En fait, ces formations doivent être des moyens à la fois de partager l’information objective sur ce qui est prévu par la réforme, de bien faire la part entre liberté pédagogique et nécessité de mettre en œuvre ce qui est désormais une loi commune (souplesse, oui, détournement des textes, non !), savoir s’inscrire dans la continuité.

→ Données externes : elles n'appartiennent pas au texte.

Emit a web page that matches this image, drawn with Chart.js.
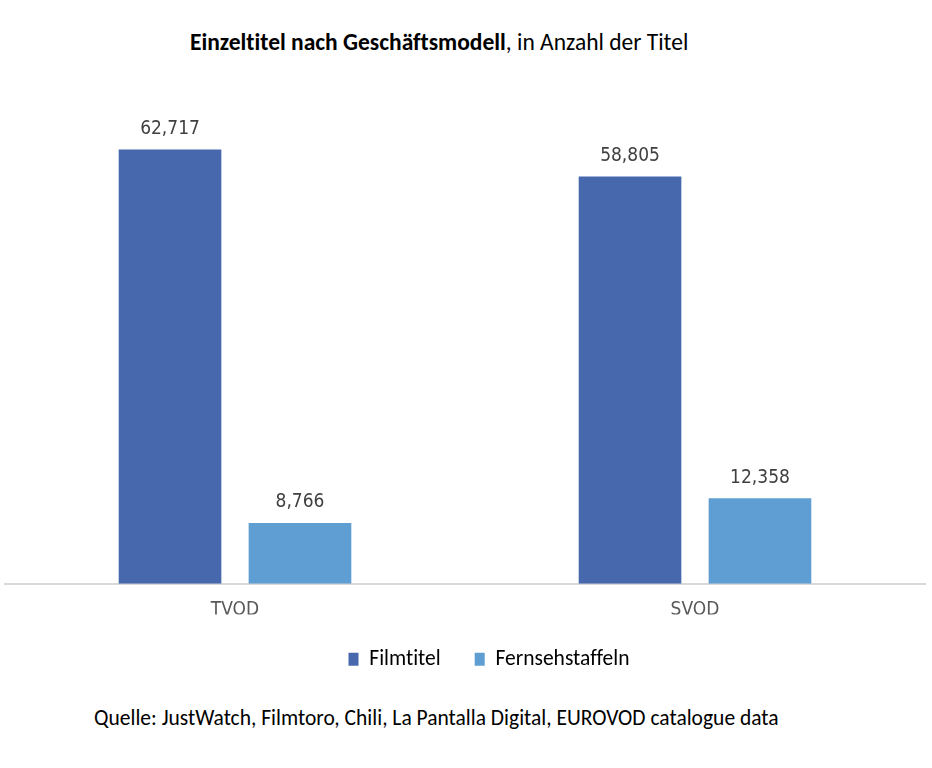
<!DOCTYPE html>
<html>
<head>
<meta charset="utf-8">
<script src="https://cdn.jsdelivr.net/npm/chart.js@4.4.1/dist/chart.umd.min.js"></script>
<style>
  body { margin: 0; background: #fff; width: 932px; height: 768px; position: relative; overflow: hidden; }
  #title { position: absolute; left: 190px; top: 28px; font-family: Carlito, Lato, "Open Sans", sans-serif; font-size: 23.5px; color: #000; white-space: nowrap; font-variant-ligatures: none; }
  #title b { font-weight: bold; }
  #source { position: absolute; left: 94px; top: 705px; font-family: Carlito, Lato, "Open Sans", sans-serif; font-size: 21.5px; color: #000; white-space: nowrap; font-variant-ligatures: none; }
  #wrap { position: absolute; left: 0; top: 0; width: 932px; height: 680px; }
  canvas { font-variant-ligatures: none; }
</style>
</head>
<body>
<div id="title"><b>Einzeltitel nach Geschäftsmodell</b>, in Anzahl der Titel</div>
<div id="wrap"><canvas id="myChart"></canvas></div>
<div id="source">Quelle: JustWatch, Filmtoro, Chili, La Pantalla Digital, EUROVOD catalogue data</div>
<script>
// Categories and series
const models = ['TVOD', 'SVOD'];
const filmTitles = [62717, 58805];
const tvSeasons = [8766, 12358];

const narrowFont = "'Liberation Sans Narrow', 'DejaVu Sans Condensed', sans-serif";

// Draws the value above each bar
const valueLabels = {
    id: 'valueLabels',
    afterDatasetsDraw(chart) {
        const ctx = chart.ctx;
        ctx.save();
        ctx.font = '19px ' + narrowFont;
        ctx.fillStyle = '#404040';
        ctx.textAlign = 'center';
        ctx.textBaseline = 'bottom';
        chart.data.datasets.forEach((ds, i) => {
            chart.getDatasetMeta(i).data.forEach((bar, j) => {
                ctx.fillText(ds.data[j].toLocaleString('en-US'), bar.x, bar.y - 11);
            });
        });
        ctx.restore();
    }
};

// The legend in the original sits a bit right of centre
const legendShift = {
    id: 'legendShift',
    afterLayout(chart) {
        chart.legend.left += 24;
        chart.legend.right += 24;
    }
};

function createChart() {
    const ctx = document.getElementById('myChart');
    new Chart(ctx, {
        type: 'bar',
        data: {
            labels: models,
            datasets: [{
                label: 'Filmtitel',
                data: filmTitles,
                backgroundColor: '#4868ad'
            }, {
                label: 'Fernsehstaffeln',
                data: tvSeasons,
                backgroundColor: '#5f9ed3'
            }]
        },
        options: {
            responsive: true,
            maintainAspectRatio: false,
            animation: false,
            categoryPercentage: 0.565,
            barPercentage: 0.79,
            layout: { padding: { left: 5, right: 7, top: 99, bottom: 0 } },
            scales: {
                x: {
                    grid: { display: false, drawTicks: false },
                    border: { display: true, color: '#d9d9d9', width: 2 },
                    ticks: { color: '#595959', padding: 15, font: { family: narrowFont, size: 19 } },
                    afterFit(scale) { scale.height -= 22; }
                },
                y: {
                    display: false,
                    min: 0,
                    max: 70000
                }
            },
            plugins: {
                legend: {
                    position: 'bottom',
                    labels: {
                        boxWidth: 10,
                        boxHeight: 13,
                        padding: 34,
                        color: '#000',
                        font: { family: "Carlito, Lato, 'Open Sans', sans-serif", size: 21.5 }
                    }
                },
                tooltip: { enabled: false }
            }
        },
        plugins: [valueLabels, legendShift]
    });
}

document.addEventListener("DOMContentLoaded", function () {
    createChart();
});
</script>
</body>
</html>
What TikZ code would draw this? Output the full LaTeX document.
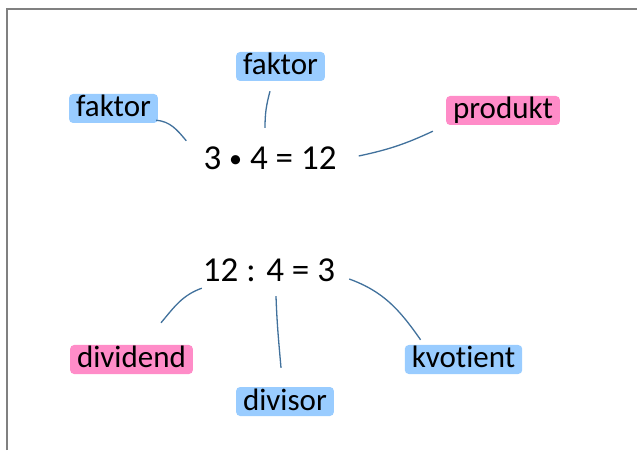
\documentclass[tikz,border=0pt]{standalone}
\usepackage{fontspec}
\setmainfont{Carlito}[Ligatures=NoCommon]
\definecolor{markblue}{RGB}{153,204,255}
\definecolor{markpink}{RGB}{255,140,200}
\definecolor{linkblue}{RGB}{65,113,156}
\definecolor{framegray}{RGB}{128,128,128}
\newcommand{\timesdot}{{\fontsize{26}{26}\selectfont\raisebox{2pt}{•}}}
\tikzset{
    term/.style = {
        font=\fontsize{31}{36}\selectfont,
        anchor=base,
        text height=21pt,
        text depth=4pt,
        inner xsep=7pt,
        inner ysep=2pt,
        rounded corners=4pt,
        },
    blue mark/.style = {
        term,
        fill = markblue,
        },
    pink mark/.style = {
        term,
        fill = markpink,
        },
    equation/.style = {
        font=\fontsize{35}{40}\selectfont,
        anchor=base,
        text height=24pt,
        text depth=2pt,
        inner sep=0pt,
        },
    link/.style = {
        draw=linkblue,
        line width=1.3pt,
        },
}

\begin{document}
\begin{tikzpicture}[x=1pt,y=1pt]
            \useasboundingbox (0,0) rectangle (637,450);
            \draw[framegray, line width=2pt] (7,0) -- (7,441) -- (637,441);

            % multiplication
            \node[equation] (eq1) at (270,280) {3 \timesdot{} 4 = 12};
            \node[blue mark] (fakL) at (113.5,333) {faktor};
            \node[blue mark] (fakT) at (280.5,375) {faktor};
            \node[pink mark] (prod) at (503,331) {produkt};

            % division
            \node[equation] (eq2) at (269,168) {12 : 4 = 3};
            \node[pink mark] (divd) at (131.5,82) {dividend};
            \node[blue mark] (divs) at (285,40) {divisor};
            \node[blue mark] (kvot) at (463.5,82) {kvotient};

            \path ([shift={(-2,3)}]fakL.south east) edge[link, out=-5, in=130] ([shift={(-17,5)}]eq1.north west);
            \path ([shift={(-10.5,-10)}]fakT.south) edge[link, out=-105, in=90] ([shift={(-5,18)}]eq1.north);
            \path ([shift={(-13,-6)}]prod.south west) edge[link, out=-155, in=12] ([shift={(22,3)}]eq1.east);

            \path ([shift={(-1,-4)}]eq2.south west) edge[link, out=-160, in=50] ([shift={(29.5,22)}]divd.north);
            \path ([shift={(7,-12)}]eq2.south) edge[link, out=-88, in=95] ([shift={(-4,19)}]divs.north);
            \path ([shift={(14,-8)}]eq2.east) edge[link, out=-20, in=125] ([shift={(16,5)}]kvot.north west);
        \end{tikzpicture}
\end{document}
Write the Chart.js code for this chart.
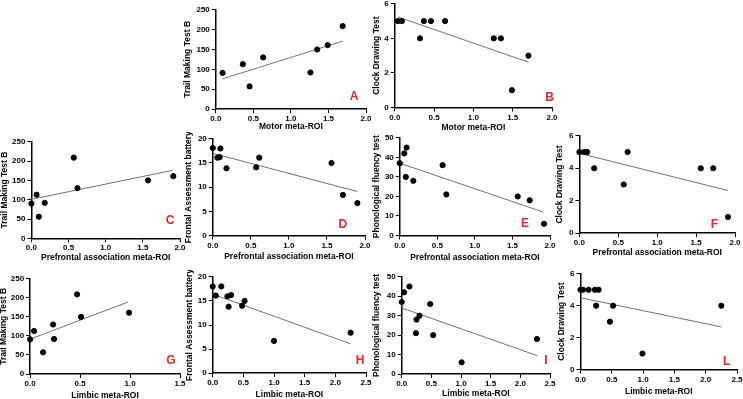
<!DOCTYPE html>
<html>
<head>
<meta charset="utf-8">
<script src="https://cdn.jsdelivr.net/npm/chart.js@4.4.1/dist/chart.umd.min.js"></script>
<style>
  html, body { margin: 0; padding: 0; background: #fff; }
  #stage { position: relative; width: 743px; height: 399px; overflow: hidden; background: #fff; }
  #stage canvas { position: absolute; }
  .tag {
    position: absolute;
    transform: translate(-50%, -50%);
    font: bold 12px "Liberation Sans", Arial, sans-serif;
    color: #e3262b;
  }
</style>
</head>
<body>
<div id="stage"></div>
<script>
// --- values ---

// A: Motor meta-ROI vs Trail Making Test B
const motorA = [0.09, 0.36, 0.45, 0.63, 1.26, 1.35, 1.49, 1.69];
const tmtA = [91, 113, 57, 130, 92, 150, 161, 209];
const fitXA = [0.09, 1.69];
const fitYA = [76, 171];

// B: Motor meta-ROI vs Clock Drawing Test
const motorB = [0.04, 0.09, 0.32, 0.37, 0.46, 0.64, 1.26, 1.35, 1.49, 1.70];
const cdtB = [5, 5, 4, 5, 5, 5, 4, 4, 1, 3];
const fitXB = [0.04, 1.70];
const fitYB = [5.24, 2.62];

// C: Prefrontal association meta-ROI vs Trail Making Test B
const prefC = [0.0, 0.07, 0.10, 0.18, 0.57, 0.62, 1.57, 1.91];
const tmtC = [90, 113, 56, 92, 209, 130, 150, 161];
const fitXC = [0.0, 1.90];
const fitYC = [101, 176];

// D: Prefrontal association meta-ROI vs Frontal Assessment battery
const prefD = [0.0, 0.06, 0.09, 0.10, 0.18, 0.57, 0.61, 1.56, 1.71, 1.90];
const fabD = [18.1, 16.1, 16.2, 18, 13.9, 14.1, 16.1, 15.0, 8.4, 6.7];
const fitXD = [0.0, 1.90];
const fitYD = [17.0, 9.1];

// E: Prefrontal association meta-ROI vs Phonological fluency test
const prefE = [0.0, 0.06, 0.09, 0.08, 0.18, 0.57, 0.62, 1.57, 1.73, 1.92];
const phonE = [37, 42, 45, 30, 28, 36, 21, 20, 18, 6];
const fitXE = [0.0, 1.91];
const fitYE = [37, 12];

// F: Prefrontal association meta-ROI vs Clock Drawing Test
const prefF = [0.0, 0.06, 0.10, 0.19, 0.57, 0.62, 1.56, 1.72, 1.91];
const cdtF = [5, 5, 5, 4, 3, 5, 4, 4, 1];
const fitXF = [0.0, 1.91];
const fitYF = [4.92, 2.63];

// G: Limbic meta-ROI vs Trail Making Test B
const limbG = [0.0, 0.04, 0.13, 0.23, 0.24, 0.47, 0.51, 0.99];
const tmtG = [91, 113, 57, 130, 92, 209, 150, 161];
const fitXG = [0.0, 0.98];
const fitYG = [91.5, 189];

// H: Limbic meta-ROI vs Frontal Assessment battery
const limbH = [0.0, 0.05, 0.14, 0.24, 0.26, 0.30, 0.48, 0.52, 1.0, 2.25];
const fabH = [18, 16.1, 18, 15.95, 13.8, 16.2, 14, 15, 6.7, 8.4];
const fitXH = [0.0, 2.25];
const fitYH = [16.4, 6.1];

// I: Limbic meta-ROI vs Phonological fluency test
const limbI = [0.0, 0.04, 0.13, 0.24, 0.25, 0.30, 0.48, 0.53, 1.01, 2.28];
const phonI = [37, 42, 45, 21, 28, 30, 36, 20, 6, 18];
const fitXI = [0.0, 2.28];
const fitYI = [34, 9.5];

// L: Limbic meta-ROI vs Clock Drawing Test
const limbL = [0.0, 0.04, 0.13, 0.23, 0.29, 0.25, 0.47, 0.52, 0.99, 2.25];
const cdtL = [5, 5, 5, 5, 5, 4, 3, 4, 1, 4];
const fitXL = [0.0, 2.25];
const fitYL = [4.5, 2.67];

// --- panel layout (plot box in page pixels, axis sizes, letter spot) ---
const panels = [
  { tag: 'A', xs: motorA, ys: tmtA, fx: fitXA, fy: fitYA, xMax: 2, yMax: 250, yStep: 50,
    xTitle: 'Motor meta-ROI', yTitle: 'Trail Making Test B',
    box: [216, 8.7, 365.7, 108.7], yw: 32.8, xh: 23, tagAt: [354, 96] },
  { tag: 'B', xs: motorB, ys: cdtB, fx: fitXB, fy: fitYB, xMax: 2, yMax: 6, yStep: 2,
    xTitle: 'Motor meta-ROI', yTitle: 'Clock Drawing Test',
    box: [395, 2.7, 552.3, 107.3], yw: 22.8, xh: 25.5, tagAt: [549.5, 97] },
  { tag: 'C', xs: prefC, ys: tmtC, fx: fitXC, fy: fitYC, xMax: 2, yMax: 250, yStep: 50,
    xTitle: 'Prefrontal association meta-ROI', yTitle: 'Trail Making Test B',
    box: [31, 141, 180, 238.7], yw: 31.4, xh: 24.7, tagAt: [170, 220] },
  { tag: 'D', xs: prefD, ys: fabD, fx: fitXD, fy: fitYD, xMax: 2, yMax: 20, yStep: 5,
    xTitle: 'Prefrontal association meta-ROI', yTitle: 'Frontal Assessment battery',
    box: [213, 138.3, 365, 235.3], yw: 28.8, xh: 26.5, tagAt: [342.8, 223.5] },
  { tag: 'E', xs: prefE, ys: phonE, fx: fitXE, fy: fitYE, xMax: 2, yMax: 50, yStep: 10,
    xTitle: 'Prefrontal association meta-ROI', yTitle: 'Phonological fluency test',
    box: [400, 137, 550.3, 235.3], yw: 27.8, xh: 27.5, tagAt: [525, 223] },
  { tag: 'F', xs: prefF, ys: cdtF, fx: fitXF, fy: fitYF, xMax: 2, yMax: 6, yStep: 2,
    xTitle: 'Prefrontal association meta-ROI', yTitle: 'Clock Drawing Test',
    box: [579.3, 135, 735, 233], yw: 24.4, xh: 24.8, tagAt: [714.5, 224] },
  { tag: 'G', xs: limbG, ys: tmtG, fx: fitXG, fy: fitYG, xMax: 1.5, yMax: 250, yStep: 50,
    xTitle: 'Limbic meta-ROI', yTitle: 'Trail Making Test B',
    box: [30, 277.7, 180, 374], yw: 31.1, xh: 27, tagAt: [170.8, 360] },
  { tag: 'H', xs: limbH, ys: fabH, fx: fitXH, fy: fitYH, xMax: 2.5, yMax: 20, yStep: 5,
    xTitle: 'Limbic meta-ROI', yTitle: 'Frontal Assessment battery',
    box: [212.3, 276, 365.3, 373.3], yw: 27.7, xh: 26.8, tagAt: [360, 360] },
  { tag: 'I', xs: limbI, ys: phonI, fx: fitXI, fy: fitYI, xMax: 2.5, yMax: 50, yStep: 10,
    xTitle: 'Limbic meta-ROI', yTitle: 'Phonological fluency test',
    box: [401.3, 275.7, 550, 373.3], yw: 29.7, xh: 25, tagAt: [546, 359.5] },
  { tag: 'L', xs: limbL, ys: cdtL, fx: fitXL, fy: fitYL, xMax: 2.5, yMax: 6, yStep: 2,
    xTitle: 'Limbic meta-ROI', yTitle: 'Clock Drawing Test',
    box: [580.7, 273.3, 737, 369.3], yw: 23.5, xh: 27.5, tagAt: [726.7, 360.8] },
];

const FONT = '"Liberation Sans", Arial, sans-serif';
const tickFont = { family: FONT, size: 8, weight: 'bold' };
const titleFont = { family: FONT, size: 8.5, weight: 'bold', lineHeight: 1.2 };
const PAD_TOP = 6, PAD_RIGHT = 10;

const stage = document.getElementById('stage');

function axis(opts) {
  return {
    type: 'linear',
    min: 0,
    max: opts.max,
    ticks: {
      stepSize: opts.step,
      color: '#000',
      font: tickFont,
      padding: opts.pad,
      maxRotation: 0,
      autoSkip: false,
      callback: opts.fmt,
    },
    grid: { drawOnChartArea: false, drawTicks: true, tickLength: 4, color: '#000', lineWidth: 1 },
    border: { display: true, color: '#000', width: 1.5 },
    title: { display: true, text: opts.title, color: '#000', font: titleFont, padding: 0 },
    afterFit: opts.fit,
  };
}

panels.forEach(p => {
  const [L, T, R, B] = p.box;
  const canvas = document.createElement('canvas');
  const w = Math.round((R - L) + p.yw + PAD_RIGHT);
  const h = Math.round((B - T) + PAD_TOP + p.xh);
  canvas.width = w;
  canvas.height = h;
  canvas.style.left = (L - p.yw) + 'px';
  canvas.style.top = (T - PAD_TOP) + 'px';
  stage.appendChild(canvas);

  const points = p.xs.map((x, i) => ({ x: x, y: p.ys[i] }));
  const fit = p.fx.map((x, i) => ({ x: x, y: p.fy[i] }));

  new Chart(canvas.getContext('2d'), {
    type: 'scatter',
    data: {
      datasets: [
        {
          data: points,
          backgroundColor: '#000',
          borderColor: '#000',
          pointRadius: 2.6,
          pointHoverRadius: 2.6,
          clip: false,
        },
        {
          type: 'line',
          data: fit,
          borderColor: '#707070',
          borderWidth: 1,
          pointRadius: 0,
          fill: false,
          clip: false,
        },
      ],
    },
    options: {
      responsive: false,
      animation: false,
      events: [],
      layout: { padding: { top: PAD_TOP, right: PAD_RIGHT, left: 0, bottom: 0 } },
      plugins: { legend: { display: false }, tooltip: { enabled: false } },
      scales: {
        x: axis({
          max: p.xMax, step: 0.5, pad: 1, title: p.xTitle,
          fmt: v => Number(v).toFixed(1),
          fit: s => { s.height = p.xh; },
        }),
        y: axis({
          max: p.yMax, step: p.yStep, pad: 2, title: p.yTitle,
          fmt: v => String(v),
          fit: s => { s.width = p.yw; },
        }),
      },
    },
  });

  const tag = document.createElement('div');
  tag.className = 'tag';
  tag.textContent = p.tag;
  tag.style.left = p.tagAt[0] + 'px';
  tag.style.top = p.tagAt[1] + 'px';
  stage.appendChild(tag);
});
</script>
</body>
</html>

Par exemple, les EPI sont en partie l’héritage des IDD, il est donc absurde de proclamer qu’ils «n’ont rien à voir avec» et en même temps, ancrés dans le changement, ils ne sont pas le simple prolongement des IDD. Ajoutons que ces formations doivent s’inscrire dans la durée, en permettant aux personnes formées de garder contact entre elles, de continuer le travail, ensemble, en ayant un retour bienveillant des différents participants après échange d’adresses mails.

Former au changement

Notre mouvement réfléchit depuis de longues années sur ce que signifie «former au changement», a produit des outils, a expérimenté bien des dispositifs. L’institution a peu fait appel à ce savoir-faire, on aurait pu par exemple imaginer des universités d’été comme il en a existé dans les années 80 et 90 et dans lesquelles nous étions partie prenante ou encore nous associer à un dispositif de formation de formateurs. Nous proposons d’ailleurs des formations qui vont dans le sens des changements de pratiques qui doivent aller avec la réforme du collège ; certains d’entre nous, formateurs académiques ou en ESPE, puisent dans l’expérience du CRAP-Cahiers pédagogiques des outils pour organiser au mieux leurs stages.

L’enjeu est de toute façon trop important pour que des logiques de territoires, de préséances bureaucratiques prennent le dessus sur la nécessité d’accompagner un changement qui ne soit pas de surface, mais inscrit dans la durée et si possible « désirable ».